Toronto certainly isn't alone in trying Afrocentric education as a way to combat the high dropout rate among black students. In Ossining, New York, the diverse local public school district has been experimenting with African drumming lessons and masculinity support groups for black boys. These activities take place during school-day elective periods or as after school extracurriculars, meaning students are gleaning the benefits of both culturally relevant schooling and the increased tolerance of diversity that researchers have found is inculcated in students of all races who attend integrated schools.
Unfortunately, Afrocentric public education, no matter what its effects on self-esteem, hasn't yet proven successful at raising low income black children's academic achievement. Another argument against such programs -- one that's been made by Ontario's Premier McGuinty -- is that students of all races and ethnicities would benefit from Afrocentric teaching. In Ossining, for example, wouldn't all third graders enjoy lessons in African drumming? In Toronto, teachers have already had success teaching multiracial classes about probability through a lesson on racial profiling. If those creative educators are siphoned off to a black-only school, the rest of the student population will be denied the opportunity to tackle an important sociological issue while learning math in a new and exciting way.
The good news is that with almost 300,000 students, 30 percent of whom are immigrants and over half of whom speak a first language other than English, the Toronto school district is large and diverse enough to encompass multiple experiments in how best to educate at-risk kids. One Afrocentric public school won't rip Canadian integrationist values to shreds, and, if successful, the new program could someday provide educators with innovative examples of how to make school more culturally relevant to students of color.
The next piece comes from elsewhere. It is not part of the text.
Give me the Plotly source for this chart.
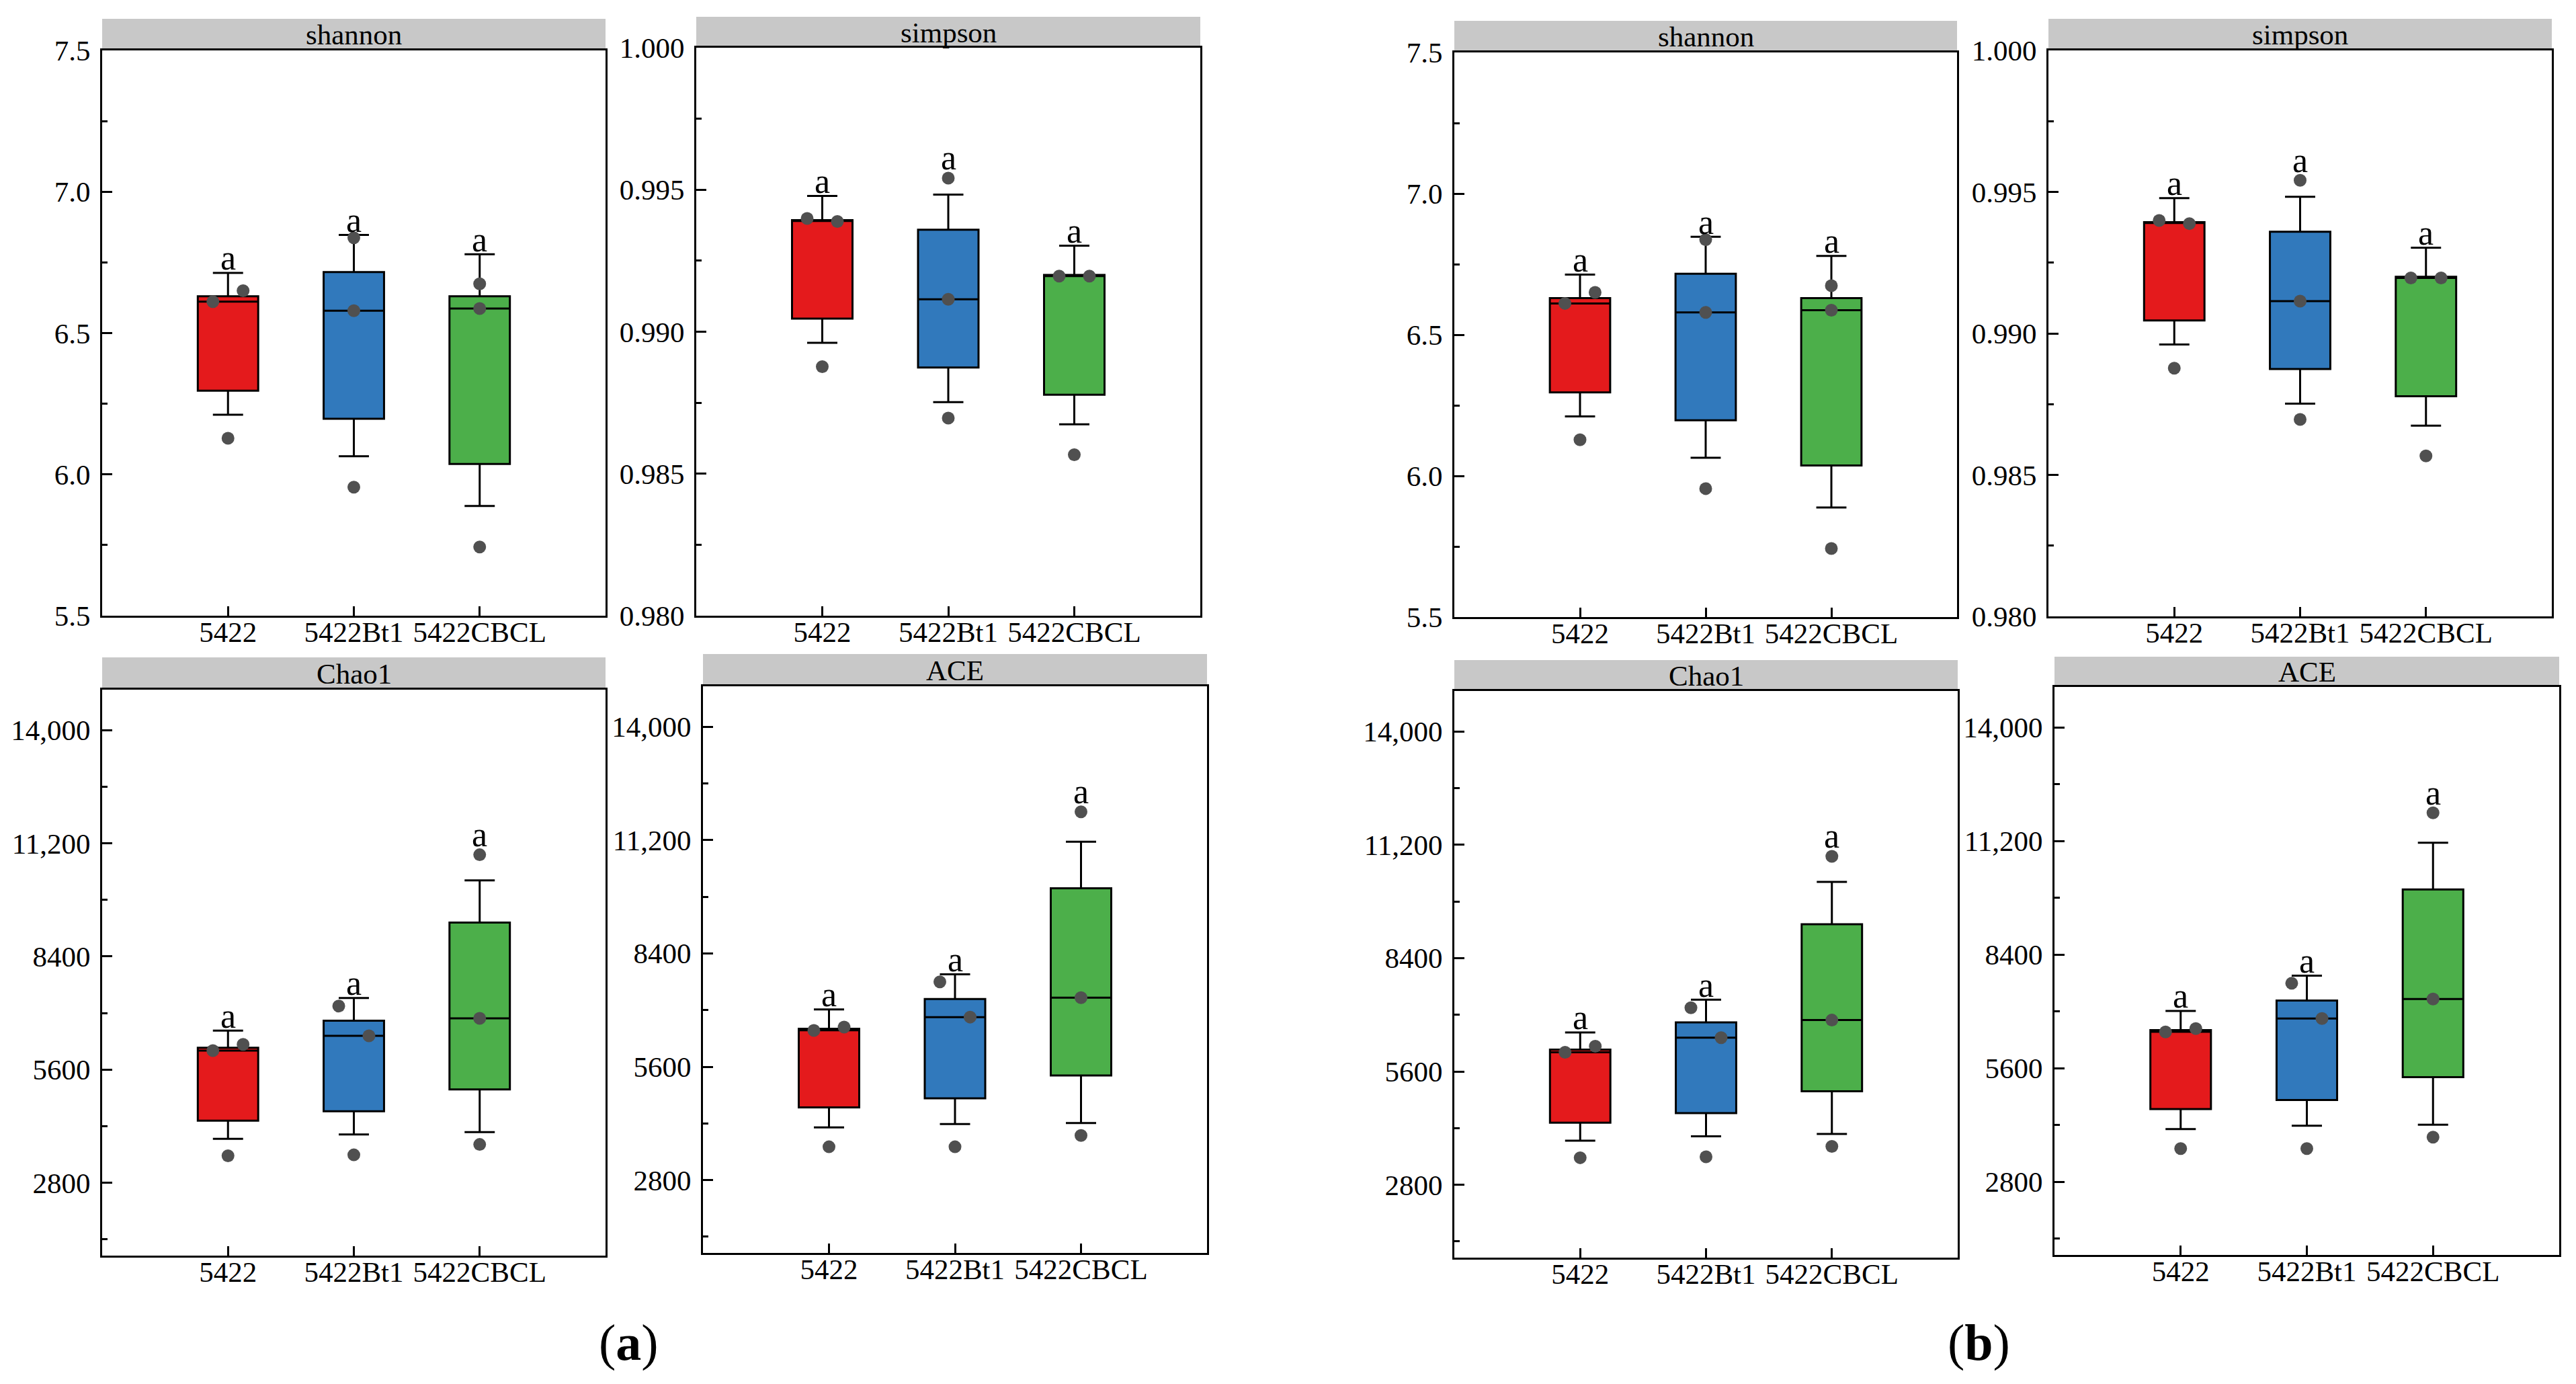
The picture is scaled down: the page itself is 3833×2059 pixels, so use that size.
import plotly.graph_objects as go

W, H = 3833, 2059
OFF = 8  # the page body adds an 8px margin around the figure
SERIF = "Liberation Serif"

groups = ["5422", "5422Bt1", "5422CBCL"]
group_colors = ["#E41A1C", "#3179BC", "#4CAF4A"]
letters = ["a", "a", "a"]

# three samples per group (dots), plus the box statistics as drawn
shannon_points = [[6.611, 6.650, 6.128], [6.837, 6.579, 5.955], [6.674, 6.587, 5.743]]
shannon_q1 = [6.296, 6.197, 6.037]
shannon_median = [6.611, 6.579, 6.587]
shannon_q3 = [6.630, 6.716, 6.630]
shannon_low = [6.211, 6.064, 5.888]
shannon_high = [6.713, 6.847, 6.779]

simpson_points = [[0.99399, 0.99388, 0.98877], [0.99541, 0.99114, 0.98696], [0.99196, 0.99196, 0.98567]]
simpson_q1 = [0.99046, 0.98874, 0.98778]
simpson_median = [0.99390, 0.99114, 0.99196]
simpson_q3 = [0.99393, 0.99359, 0.99200]
simpson_low = [0.98961, 0.98752, 0.98674]
simpson_high = [0.99478, 0.99483, 0.99303]

chao1_points = [[6072, 6224, 3468], [7174, 6436, 3492], [10916, 6869, 3750]]
chao1_q1 = [4336, 4571, 5110]
chao1_median = [6072, 6436, 6869]
chao1_q3 = [6142, 6811, 9239]
chao1_low = [3890, 3996, 4055]
chao1_high = [6565, 7374, 10282]

ace_points = [[6498, 6580, 3622], [7696, 6827, 3622], [11899, 7308, 3903]]
ace_q1 = [4596, 4819, 5383]
ace_median = [6500, 6827, 7308]
ace_q3 = [6540, 7273, 10008]
ace_low = [4103, 4185, 4209]
ace_high = [7015, 7883, 11159]

# which side each dot is nudged to (-1 left, 0 centre, 1 right)
shannon_dodge = [[-1, 1, 0], [0, 0, 0], [0, 0, 0]]
simpson_dodge = [[-1, 1, 0], [0, 0, 0], [-1, 1, 0]]
chao1_dodge = [[-1, 1, 0], [-1, 1, 0], [0, 0, 0]]
ace_dodge = [[-1, 1, 0], [-1, 1, 0], [0, 0, 0]]

metrics = [
    dict(name="shannon", pts=shannon_points, q1=shannon_q1, med=shannon_median, q3=shannon_q3,
         lo=shannon_low, hi=shannon_high, dodge=shannon_dodge,
         yrange=[5.5, 7.5], tickvals=[5.5, 6.0, 6.5, 7.0, 7.5],
         ticktext=["5.5", "6.0", "6.5", "7.0", "7.5"], minor=0.25, minor0=5.5),
    dict(name="simpson", pts=simpson_points, q1=simpson_q1, med=simpson_median, q3=simpson_q3,
         lo=simpson_low, hi=simpson_high, dodge=simpson_dodge,
         yrange=[0.980, 1.000], tickvals=[0.980, 0.985, 0.990, 0.995, 1.000],
         ticktext=["0.980", "0.985", "0.990", "0.995", "1.000"], minor=0.0025, minor0=0.980),
    dict(name="Chao1", pts=chao1_points, q1=chao1_q1, med=chao1_median, q3=chao1_q3,
         lo=chao1_low, hi=chao1_high, dodge=chao1_dodge,
         yrange=[1000, 15000], tickvals=[2800, 5600, 8400, 11200, 14000],
         ticktext=["2800", "5600", "8400", "11,200", "14,000"], minor=1400, minor0=0),
    dict(name="ACE", pts=ace_points, q1=ace_q1, med=ace_median, q3=ace_q3,
         lo=ace_low, hi=ace_high, dodge=ace_dodge,
         yrange=[1000, 15000], tickvals=[2800, 5600, 8400, 11200, 14000],
         ticktext=["2800", "5600", "8400", "11,200", "14,000"], minor=1400, minor0=0),
]

# panel frames in pixels: left, right, top, bottom, strip top
frames = [
    [(152, 901, 75, 916, 28), (1036, 1786, 71, 916, 25),
     (152, 901, 1026, 1868, 978), (1046, 1796, 1021, 1864, 973)],
    [(2164, 2912, 78, 918, 31), (3048, 3797, 75, 917, 28),
     (2164, 2913, 1028, 1871, 982), (3057, 3808, 1022, 1867, 977)],
]
panel_tags = [("(<b>a</b>)", 935, 1997), ("(<b>b</b>)", 2944, 1997)]


def px_x(v):
    return (v - OFF) / W


def px_y(v):
    return 1 - (v - OFF) / H


fig = go.Figure()
shapes = []
annotations = []
layout_axes = {}

n = 0
for half in frames:
    for m, (l, r, t, b, st) in zip(metrics, half):
        n += 1
        xa, ya = "x%d" % n, "y%d" % n
        layout_axes["xaxis%d" % n] = dict(
            domain=[px_x(l), px_x(r)], anchor=ya, range=[0, 4], automargin=False,
            tickvals=[1, 2, 3], ticktext=groups, ticks="inside", ticklen=14, tickwidth=2.5,
            tickcolor="black", showline=True, linecolor="black", linewidth=3, mirror=True,
            showgrid=False, zeroline=False, ticklabelstandoff=-16,
            tickfont=dict(family=SERIF, size=43, color="black"))
        layout_axes["yaxis%d" % n] = dict(
            domain=[px_y(b), px_y(t)], anchor=xa, range=m["yrange"], automargin=False,
            tickmode="array", tickvals=m["tickvals"], ticktext=m["ticktext"],
            ticks="inside", ticklen=15, tickwidth=2.5, tickcolor="black",
            minor=dict(ticks="inside", ticklen=8, tickwidth=2.5, tickcolor="black",
                       dtick=m["minor"], tick0=m["minor0"], showgrid=False),
            showline=True, linecolor="black", linewidth=3, mirror=True,
            showgrid=False, zeroline=False, ticklabelstandoff=6,
            tickfont=dict(family=SERIF, size=43, color="black"))

        for g in range(3):
            fig.add_trace(go.Box(
                x=[g + 1], q1=[m["q1"][g]], median=[m["med"][g]], q3=[m["q3"][g]],
                lowerfence=[m["lo"][g]], upperfence=[m["hi"][g]],
                width=0.48, whiskerwidth=0.5, fillcolor=group_colors[g],
                line=dict(color="black", width=3), boxpoints=False,
                xaxis=xa, yaxis=ya, showlegend=False, hoverinfo="skip"))
            fig.add_trace(go.Scatter(
                x=[g + 1 + 0.12 * d for d in m["dodge"][g]], y=m["pts"][g],
                mode="markers", marker=dict(size=19, color="#505050"),
                xaxis=xa, yaxis=ya, showlegend=False, hoverinfo="skip"))
            top_pt = max(m["pts"][g])
            if top_pt > m["hi"][g]:
                ytop, shift = top_pt, 30
            else:
                ytop, shift = m["hi"][g], 22
            annotations.append(dict(
                x=g + 1, y=ytop, xref=xa, yref=ya, text=letters[g], showarrow=False,
                yanchor="middle", yshift=shift,
                font=dict(family=SERIF, size=52, color="black")))

        # grey strip with the metric name
        shapes.append(dict(type="rect", xref="paper", yref="paper",
                           x0=px_x(l), x1=px_x(r), y0=px_y(t), y1=px_y(st),
                           fillcolor="#C8C8C8", line=dict(width=0), layer="below"))
        annotations.append(dict(x=px_x((l + r) / 2), y=px_y((t + st) / 2), xref="paper", yref="paper",
                                text=m["name"], showarrow=False, xanchor="center", yanchor="middle",
                                font=dict(family=SERIF, size=43, color="black")))

for text, px, py in panel_tags:
    annotations.append(dict(x=px_x(px), y=px_y(py), xref="paper", yref="paper", text=text,
                            showarrow=False, xanchor="center", yanchor="middle",
                            font=dict(family=SERIF, size=76, color="black")))

fig.update_layout(
    width=W, height=H, margin=dict(l=0, r=0, t=0, b=0, autoexpand=False),
    paper_bgcolor="white", plot_bgcolor="white",
    shapes=shapes, annotations=annotations, boxmode="overlay",
    **layout_axes)

fig.write_html("out.html")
I think that hits it about right.
1 comment:
The issue has also come up all around Canada. We had hearings in Montreal a few months ago on it. In Montreal at least it appears that leaders of the Afro-Caribbean community are united in opposition for the same reasons you cite in Toronto.
I've always had that same question though, what's really the harm in experimenting with one school in a large urban school district. We do it with other forms of alternative education like "Arts" schools.